Pages

December 14, 2006

Calorically Challenged

I've been thinking about this for a long time. My weight has bounced around like my floundering blond mentality. I haven't obsessed on the weight thing; it is just interesting to observe the changes and to try to connect the dots of the roots of the causes creating the changes. (See what I mean about the blond mentality).

There is an interesting article at nature.com
"Scientists have identified a key microbe in our guts that helps us glean more calories from food. The discovery backs the idea that the type of microbes in our gut help to determine how much weight we gain, and that seeding the intestine with particular bugs could help fight obesity."
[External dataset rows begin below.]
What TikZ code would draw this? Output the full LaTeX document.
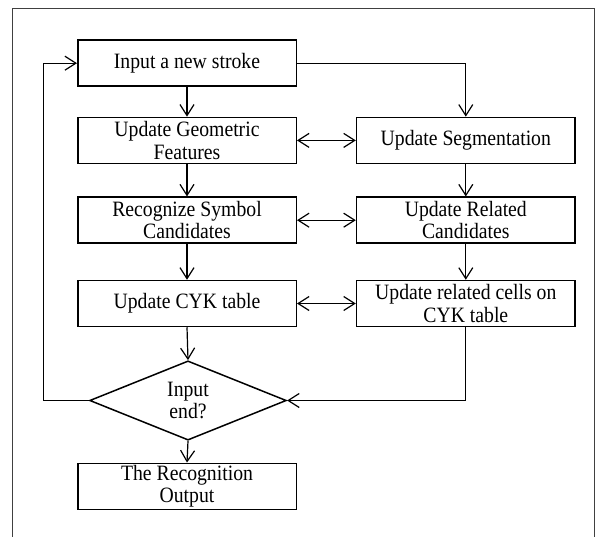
\documentclass[tikz,border=0pt]{standalone}
\usepackage{fontspec}
\setmainfont{Liberation Serif}[FakeStretch=0.9]
\usetikzlibrary{arrows.meta,shapes.geometric}
\begin{document}
\begin{tikzpicture}[x=1pt,y=-1pt,
  box/.style={draw,line width=1.5pt,minimum width=218.5pt,minimum height=46pt,inner sep=0pt,
    align=center,font=\fontsize{21.9}{22.3}\selectfont},
  dec/.style={draw,line width=1.5pt,shape=diamond,shape aspect=2.5,minimum width=196.7pt,minimum height=79.3pt,
    inner sep=0pt,align=center,font=\fontsize{21.9}{22.3}\selectfont},
  conn/.style={line width=1.2pt,-{Straight Barb[length=11pt,width=14pt]}},
  dconn/.style={line width=1.2pt,{Straight Barb[length=11pt,width=14pt]}-{Straight Barb[length=11pt,width=14pt]}}]
\path[use as bounding box] (0,0) rectangle (597,536);
\begin{scope}
\clip (0,0) rectangle (597,536);
\draw[line width=1pt,black!75] (12.7,8.3) rectangle (594,600);
\end{scope}
\node[box] (b1) at (187,63.2) {Input a new stroke};
\node[box] (b2) at (187,140.4) {Update Geometric\\Features};
\node[box] (b3) at (465.8,140.4) {Update Segmentation};
\node[box] (b4) at (187,220.2) {Recognize Symbol\\Candidates};
\node[box] (b5) at (465.8,220.2) {Update Related\\Candidates};
\node[box] (b6) at (187,303.5) {Update CYK table};
\node[box] (b7) at (465.8,303.5) {Update related cells on\\CYK table};
\node[dec] (d) at (188,400.5) {Input\\end?};
\node[box] (b8) at (187,486.3) {The Recognition\\Output};
\coordinate (lp) at (43.3,63.2);
\draw[conn] (b1) -- (b2);
\draw[conn] (b1.east) -| (b3.north);
\draw[dconn] (b2) -- (b3);
\draw[dconn] (b4) -- (b5);
\draw[dconn] (b6) -- (b7);
\draw[conn] (b2) -- (b4);
\draw[conn] (b3) -- (b5);
\draw[conn] (b4) -- (b6);
\draw[conn] (b5) -- (b7);
\draw[conn] (b6.south) -- (d.north);
\draw[conn] (b7.south) |- (d.east);
\draw[conn] (d.west) -| (lp) -- (b1.west);
\draw[conn] (d.south) -- (b8.north);
\end{tikzpicture}
\end{document}
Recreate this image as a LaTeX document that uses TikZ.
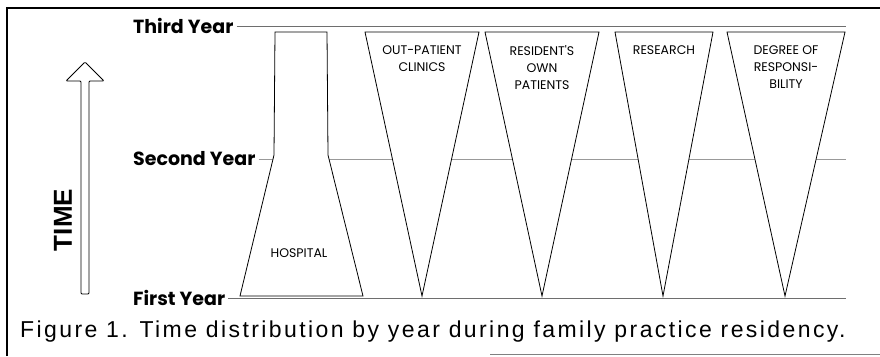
\documentclass[tikz,border=0pt]{standalone}
\usepackage{fontspec}
\setmainfont{Liberation Sans}
\newfontfamily\geofont{Poppins}
\usetikzlibrary{positioning}
\definecolor{scangray}{HTML}{6E6E6E}

\tikzset{
  yearlabel/.style={font=\geofont\bfseries\fontsize{19}{19}\selectfont, anchor=west, inner sep=0pt},
  wedgelabel/.style={font=\geofont\fontsize{12.5}{17}\selectfont, align=center, anchor=north, inner sep=0pt},
  wedge/.style={draw, fill=white, line width=0.8pt},
  yearline/.style={draw=scangray, line width=0.8pt}
}

\begin{document}
\begin{tikzpicture}[x=1pt,y=-1pt]
  \useasboundingbox (0,0) rectangle (880,356);

  % Frame of the scanned figure
  \draw[line width=2pt] (7,356)--(7,8)--(880,8);
  \draw[gray, line width=0.6pt] (490,354.5)--(880,354.5);

  % Time arrow
  \draw[line width=0.8pt, rounded corners=1pt]
    (81,294)--(81,81)--(66,81)--(85,62)--(104,81)--(89,81)--(89,294)--cycle;
  \node[rotate=90, font=\bfseries\fontsize{26}{26}\selectfont] (time) at (63,220) {TIME};

  % Year labels and lines
  \coordinate (rightedge) at (846,0);
  \node[yearlabel] (third) at (133,26) {Third Year};
  \node[yearlabel] (second) at (133,159) {Second Year};
  \node[yearlabel] (first) at (133,298) {First Year};
  \draw[yearline] ([xshift=3pt]third.east)--(third.east -| rightedge);
  \draw[yearline, draw=scangray!70] ([xshift=3pt]second.east)--(second.east -| rightedge);
  \draw[yearline] ([xshift=3pt]first.east)--(first.east -| rightedge);

  % Hospital
  \draw[wedge] (275,32)--(327,32)--(328,155)--(363,296)--(240,296)--(274,155)--cycle;
  \node[font=\geofont\fontsize{12.5}{12.5}\selectfont] (hospital) at (299,253) {HOSPITAL};

  % Wedges growing with the years
  \foreach \l/\r/\a/\name/\txt in {
      365/479/422/clinics/{OUT-PATIENT\\CLINICS},
      485/599/542/patients/{RESIDENT'S\\OWN\\PATIENTS},
      615/713/663/research/{RESEARCH},
      727/845/785/responsibility/{DEGREE OF\\RESPONSI-\\BILITY}} {
    \draw[wedge] (\l,32)--(\r,32)--(\a,296)--cycle;
    \node[wedgelabel] (\name) at ({(\l+\r)/2},45) {\txt};
  }

  % Caption
  \node[anchor=base west, inner sep=0pt,
        font=\addfontfeature{LetterSpace=10.5}\fontsize{23}{23}\selectfont] (caption) at (20,337)
    {Figure 1. Time distribution by year during family practice residency.};
\end{tikzpicture}
\end{document}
What I found just as interesting were some of the comments:

"Obesity is a problem of global importance, indeed, yet famine continues to be a significant human condition as well. M. smithii could then perhaps have a therapeutic role for the calorically-challenged at both ends of the spectrum: lack, as well as excess."

[...]
"Very interesting research with implications not just in obesity, but also for efficiency of feed disgestion in farmed animals. It would have been good to include the results obtained with the same diet fed to mice with a normal gut microflora."

[...]
"Research like this holds great promise that we will someday better understand the complex ecology of our internal microflora and be able to apply that knowledge to aid the health of those from both ends of the weight control spectrum."

[...]
"When I read this article, the effect of M.smithii on obesity did not register very much on my mind. By far the more important function of this organism is to my mind, its ability to render the gut environment conducive to the growth of normal flora which, by occupying that environment inhibit the growth of pathogenic transient flora. By understanding the activity of this organism we bring forward the time when 'friendly' organisms rather than the more 'violent' antibiotics can be prescribed for the treatment of GIT infections."

On a lighter side:

Too many people confine their exercise to jumping to conclusions, running up bills, stretching the truth, bending over backward, lying down on the job, sidestepping responsibility and pushing their luck. Author unknown.

2 comments:

Anonymous said...

Very interesting research, ha,ha..
And it means..
My weight is fluctuating as well but I thought it had to do with testing the Christmas baking. Who would have known it was just the lack of the proper microbes in my stomach..

carina said...

Interesting. Although, no matter how one slices and dices it (so to speak), absent an endocrine problem, the solution to losing weight is ALWAYS just consuming fewer calories. And exercising more (the last one is cute.) Mind you, some people are luckier, and can get away with eating more without gaining, all other things being equal.
My weight has always been pretty stable, but I do have to work at it, even moreso that I am post menopause! I cannot get away with near as much as I used to eat. Mind you, I am exercising less. Since moving from CO to MI, in over five years I have yet to make a single friend who enjoys hiking, biking, just walking, whatever. So apart from walking the dogs, I don't do much of that any more and I should but it's nicer with company! Michigan is one of the top three fattest states in the nation, and I know why.